Il n'y a qu'une pute pour écrire ça, qu'une autre pour estimer que c'est la plus belle phrase jamais écrite sur l'amour.

De toutes façons il ne restait rien à gratter sans quoi elle ne serait pas morte.



Je me demande pourquoi elle a démarré sa carrière en écrivant un livre sur son passé, car il n'y a pas d'expérience de prostituée comme on ferait caissière en attendant de se reconvertir, il n'y a que des vies de pute. Comme si son physique son attitude, son expérience ne suffisaient pas...comme si elle pensait que la rédemption existait, comme si on pouvait se détacher de ce que l'on est. Comment et par quoi on a été inventé en le couchant sur des morceaux de papiers. Pourquoi elle s'est jetée en pâture comme ça à la tête d'une masse arrogante d'être ignorante et qui n'attendait que ça pour débiter un si belle chose en tronçons et la réduire à néant ?

Comment a-t-elle pu penser une seule seconde que les hommes, surtout les hommes qui ont un instinct infaillible pour débusquer les corps objectivés et celles qui s'amusent par ce biais à échapper à leur petit monde ou  tout leur est soumis en premier lieu le corps des femmes, pouvaient l'aimer, pourraient lui pardonner plutôt que l'achever ? A-t-elle vraiment cru qu'elle aurait une deuxième vie avec déclarations d'amour, cuisine équipée et gamins s'égayant dans les jardin ? A-t-elle cru vraiment qu'un jour un viendrait qui ne la sortirait pas mais sortirait avec elle ? Qui lui prendrai la main en public plutôt que de la regarder de loin l'air satisfait d'avoir la pouffe assortie à sa vie ?

Et le soir, inspection générale et elle voyait les mêmes choses que moi. Quand moi je me  sermonne pour ne pas oublier quand viendra, rapidement, le temps du crépuscule de mes charmes d'en abuser pour entortiller qui me sera utile ou voudra me collectionner, elle, moins résolue, plus tendre peut être pouvait se dire personne, bientôt les hommes ne poseront même plus un regard sur elle, même pas pour la sauter, alors l'aimer... Quand le corps d'une femme vient à faire défaut  au 21es, alors c'est foutu, on est bonnes pour la casse.

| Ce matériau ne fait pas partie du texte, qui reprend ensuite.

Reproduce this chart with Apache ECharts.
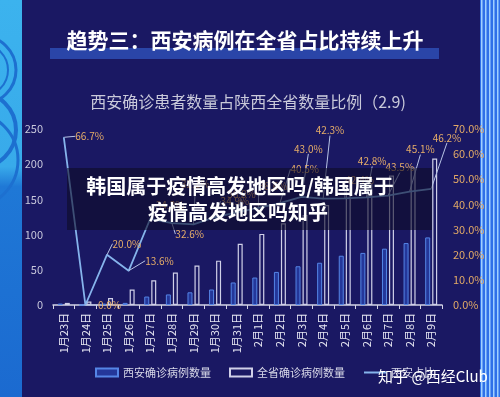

A la suite d'une vie sans amour, une vie sans désir ? Une pensée intolérable pour qui n'a jamais su ce qu'est l'amour, a toujours gratté sur le désir.

 

 

L'amour la récompense pitoyable, le susucre à celles qui d'origine se soumettent, à croire que c'est inné.
Elle avait le monde entre les mains, du talent, les hommes à ses pieds soit le pouvoir absolu et à tout cela elle aurait préféré un susucre, même un minuscule susucre mais le sien à elle.


Comme je la comprends.

 

 

 

C'est quoi le regard d'un homme amoureux ? C'est comment dans le matin qui s'éveille ? Ca fait quoi un homme amoureux ? Ca parle comment ?  Ca fait quel effet d'être aimée ? Peut on mourir de ne jamais avoir la réponse à cette question ?

 

 

 

Peut on accepter de mourir sans jamais avoir la réponse à cette question ?

 

 

Nelly Arcan, en tout cas, a eu le courage de le faire.